**WORK REQUIRED:** Leaving out every picture, copy the lines of the data exactly, from the first through the line containing "from matplotlib.lines import Line2D".

--- start ---

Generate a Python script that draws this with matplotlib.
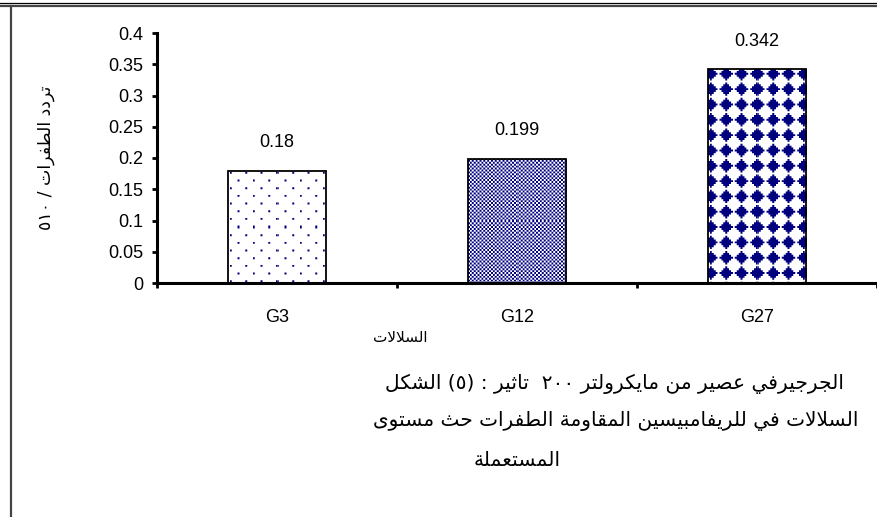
import numpy as np
import matplotlib
matplotlib.use("Agg")
import matplotlib.pyplot as plt
from matplotlib.lines import Line2D

# ---------------- data ----------------
strains = ["G3", "G12", "G27"]
mutation_freq = [0.18, 0.199, 0.342]
y_ticks = [0, 0.05, 0.1, 0.15, 0.2, 0.25, 0.3, 0.35, 0.4]
x_title = "السلالات"
y_title_words = ["٥١٠", "/", "الطفرات", "تردد"]          # left-to-right on the rotated line
caption_lines = [
    ["الشكل", "(٥)", ":", "تاثير", "", "٢٠٠", "مايكرولتر", "من", "عصير", "الجرجيرفي"],
    ["مستوى", "حث", "الطفرات", "المقاومة", "للريفامبيسين", "في", "السلالات"],
    ["المستعملة"],
]

# ---------------- Arabic contextual shaping ----------------
FORMS = {
    'ء': (0xFE80, 1), 'آ': (0xFE81, 2), 'أ': (0xFE83, 2), 'ؤ': (0xFE85, 2),
    'إ': (0xFE87, 2), 'ئ': (0xFE89, 4), 'ا': (0xFE8D, 2), 'ب': (0xFE8F, 4),
    'ة': (0xFE93, 2), 'ت': (0xFE95, 4), 'ث': (0xFE99, 4), 'ج': (0xFE9D, 4),
    'ح': (0xFEA1, 4), 'خ': (0xFEA5, 4), 'د': (0xFEA9, 2), 'ذ': (0xFEAB, 2),
    'ر': (0xFEAD, 2), 'ز': (0xFEAF, 2), 'س': (0xFEB1, 4), 'ش': (0xFEB5, 4),
    'ص': (0xFEB9, 4), 'ض': (0xFEBD, 4), 'ط': (0xFEC1, 4), 'ظ': (0xFEC5, 4),
    'ع': (0xFEC9, 4), 'غ': (0xFECD, 4), 'ف': (0xFED1, 4), 'ق': (0xFED5, 4),
    'ك': (0xFED9, 4), 'ل': (0xFEDD, 4), 'م': (0xFEE1, 4), 'ن': (0xFEE5, 4),
    'ه': (0xFEE9, 4), 'و': (0xFEED, 2), 'ى': (0xFEEF, 2), 'ي': (0xFEF1, 4),
}
LAM_ALEF = {'ا': 0xFEFB, 'أ': 0xFEF7, 'إ': 0xFEF9, 'آ': 0xFEF5}


def shape_word(word):
    if not any(c in FORMS for c in word):
        return word
    units, i = [], 0
    while i < len(word):
        c = word[i]
        if c == 'ل' and i + 1 < len(word) and word[i + 1] in LAM_ALEF:
            units.append(('LA', LAM_ALEF[word[i + 1]]))
            i += 2
        else:
            units.append(('C', c))
            i += 1

    def joins_next(u):
        return u[0] == 'C' and u[1] in FORMS and FORMS[u[1]][1] == 4

    def joins_prev(u):
        return u[0] == 'LA' or (u[1] in FORMS and FORMS[u[1]][1] >= 2)

    out = []
    for k, u in enumerate(units):
        p = k > 0 and joins_next(units[k - 1]) and joins_prev(u)
        n = k + 1 < len(units) and joins_next(u) and joins_prev(units[k + 1])
        if u[0] == 'LA':
            out.append(chr(u[1] + (1 if p else 0)))
            continue
        c = u[1]
        if c not in FORMS:
            out.append(c)
            continue
        base, nf = FORMS[c]
        if nf == 4:
            idx = {(False, False): 0, (True, False): 1,
                   (False, True): 2, (True, True): 3}[(p, n)]
        elif nf == 2:
            idx = 1 if p else 0
        else:
            idx = 0
        out.append(chr(base + idx))
    return "".join(reversed(out))


def shape_line(words):
    return " ".join(shape_word(w) for w in words)


# ---------------- fill patterns (8x8 tiles) ----------------
tile_dots = np.zeros((8, 8))
tile_dots[0, 0] = 1
tile_dots[4, 4] = 1
tile_checker = np.indices((8, 8)).sum(axis=0) % 2
tile_diamond = np.array([
    [0, 0, 0, 1, 0, 0, 0, 0],
    [0, 0, 1, 1, 1, 0, 0, 0],
    [0, 1, 1, 1, 1, 1, 0, 0],
    [1, 1, 1, 1, 1, 1, 1, 0],
    [0, 1, 1, 1, 1, 1, 0, 0],
    [0, 0, 1, 1, 1, 0, 0, 0],
    [0, 0, 0, 1, 0, 0, 0, 0],
    [0, 0, 0, 0, 0, 0, 0, 0],
], dtype=float)
tiles = [tile_dots, tile_checker, tile_diamond]
tile_offsets = [(3, 3), (0, 0), (1, 2)]
NAVY = np.array([0.0, 0.0, 0.5])
WHITE = np.array([1.0, 1.0, 1.0])


def texture(tile, w_px, h_px, offset=(0, 0), scale=1.916, ss=4):
    ys = (np.arange(h_px * ss) + 0.5) / ss
    xs = (np.arange(w_px * ss) + 0.5) / ss
    v = ((ys / scale).astype(int) + offset[0]) % tile.shape[0]
    u = ((xs / scale).astype(int) + offset[1]) % tile.shape[1]
    ink = tile[np.ix_(v, u)].astype(float)
    ink = ink.reshape(h_px, ss, w_px, ss).mean(axis=(1, 3))
    return WHITE * (1 - ink[..., None]) + NAVY * ink[..., None]


# ---------------- figure ----------------
W, H = 877, 517
fig = plt.figure(figsize=(W / 100, H / 100), dpi=100)
num_font = "Liberation Sans"
ar_font = ["DejaVu Sans"]
num_size = 13

ax_left, ax_right, ax_top, ax_bottom = 157, 877, 33, 283
ax = fig.add_axes([ax_left / W, 1 - ax_bottom / H,
                   (ax_right - ax_left) / W, (ax_bottom - ax_top) / H])
ax.set_xlim(-0.5, 2.5)
ax.set_ylim(0, 0.4)

xpos = np.arange(len(strains))
bar_w = 0.41
bars = ax.bar(xpos, mutation_freq, width=bar_w, facecolor="none",
              edgecolor="black", linewidth=1.3, zorder=3)

for b, tile, off in zip(bars, tiles, tile_offsets):
    x0, x1 = b.get_x(), b.get_x() + b.get_width()
    y0, y1 = 0, b.get_height()
    p0 = ax.transData.transform((x0, y0))
    p1 = ax.transData.transform((x1, y1))
    w_px = max(1, int(round(p1[0] - p0[0])))
    h_px = max(1, int(round(p1[1] - p0[1])))
    img = texture(tile, w_px, h_px, off)
    im = ax.imshow(img, extent=(x0, x1, y0, y1), origin="upper",
                   aspect="auto", interpolation="nearest", zorder=2)
    im.set_clip_path(b)

ax.set_xlim(-0.5, 2.5)
ax.set_ylim(0, 0.4)

for b, v in zip(bars, mutation_freq):
    ax.annotate(f"{v:g}", (b.get_x() + b.get_width() / 2, v),
                xytext=(0, 28), textcoords="offset pixels",
                ha="center", va="center", fontsize=num_size,
                family=num_font, zorder=4)

for s in ("top", "right"):
    ax.spines[s].set_visible(False)
for s in ("left", "bottom"):
    ax.spines[s].set_linewidth(2.2)

ax.set_yticks(y_ticks)
ax.set_yticklabels([f"{t:g}" for t in y_ticks], family=num_font,
                   fontsize=num_size)
ax.tick_params(axis="y", direction="out", length=3.6, width=2, pad=6.5)

ax.set_xticks(xpos)
ax.set_xticklabels(strains, family=num_font, fontsize=num_size)
ax.set_xticks([-0.5, 0.5, 1.5, 2.5], minor=True)
ax.tick_params(axis="x", which="major", length=0, pad=18.5)
ax.tick_params(axis="x", which="minor", direction="out", length=3.6, width=2)

# axis titles
fig.text(400 / W, 1 - 338 / H, shape_word(x_title), ha="center", va="center",
         fontsize=11, family=ar_font)
fig.text(46 / W, 1 - 158 / H, shape_line(y_title_words), ha="center",
         va="center", rotation=90, fontsize=12.5, family=ar_font)

# caption (line centre x, line centre y in pixels)
caption_pos = [(614, 384), (616, 421), (517, 460)]
for line, (xc, yc) in zip(caption_lines, caption_pos):
    fig.text(xc / W, 1 - yc / H, shape_line(line), ha="center", va="center",
             fontsize=14.5, family=ar_font)

# frame lines
fig.add_artist(Line2D([0, 1], [1 - 3 / H, 1 - 3 / H], color="black",
                      linewidth=0.9, transform=fig.transFigure))
fig.add_artist(Line2D([0, 1], [1 - 5.5 / H, 1 - 5.5 / H], color="#444444",
                      linewidth=1.6, transform=fig.transFigure))
fig.add_artist(Line2D([11 / W, 11 / W], [0, 1 - 6 / H], color="#444444",
                      linewidth=1.6, transform=fig.transFigure))

fig.savefig("out.png", dpi=100)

--- end ---

**TASK SOLUTION:**
Generate a Python script that draws this with matplotlib.
import numpy as np
import matplotlib
matplotlib.use("Agg")
import matplotlib.pyplot as plt
from matplotlib.lines import Line2D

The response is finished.